Here’s another reason why you won’t get a lot of “saved” kids praising their childhood spent in multiple foster homes, group homes and institutions.  Because they liked it better at home where they could drink and smoke with mom and dad, often starting way before they were 10 years old, and had no rules imposed. They could do what they wanted, when they wanted, so long as they were smart enough to stay out of sight when mom and dad got to that point of messed up where they got mean.  Being forced into a home with sober people who had expectations for them to actually go to school, obey curfews and stay sober is not something they are necessarily going to thank anyone for.

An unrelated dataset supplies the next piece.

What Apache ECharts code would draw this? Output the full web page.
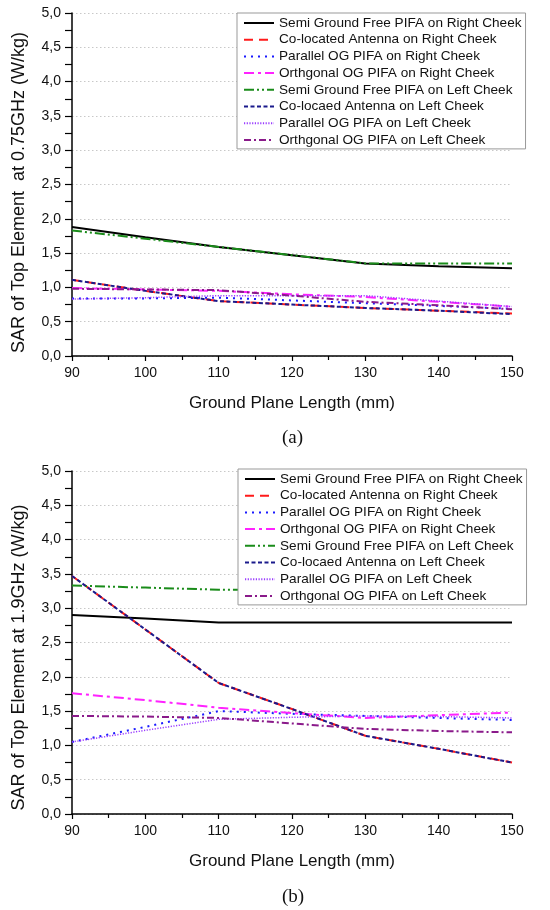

The pull of home and parents is so strong that I’ve had children immediately head there when they turned 18 even though the last time they lived with their parents was when they were 8 or 9, and even though those parents allowed them to grow up in foster care rather than make the changes needed to get them back into their home.  Again, these kids are not apt to stand up at meetings and do testimonials to the social workers who they view as having kept them from their families.

I sometimes wonder why anyone would go into social work. I’ve talked with many state workers who do it because they know that kids deserve safety whether the kids realize they need it or not.  And they stay in the field because every once in a while they find a child who makes it through the system and uses the chance given for a better life to actually make their life better. 

It doesn’t happen often.  I don’t need all the fingers on one hand to count the number of kids from my caseload over the past twenty odd years who would qualify in that category.  But you keep going because every once in a while a kid actually slips the knots of dysfunctional family dynamics and goes on to have a healthy life. 

For the rest, if we keep them safe till they are 18 and at least give them the choice of a better life, whether they take it or not, that’s often the best we can do.  None of us in this field spends any time waiting around for testimonials from these kids.  If that was the reward we needed to get up for work tomorrow, we’d all be in a different business.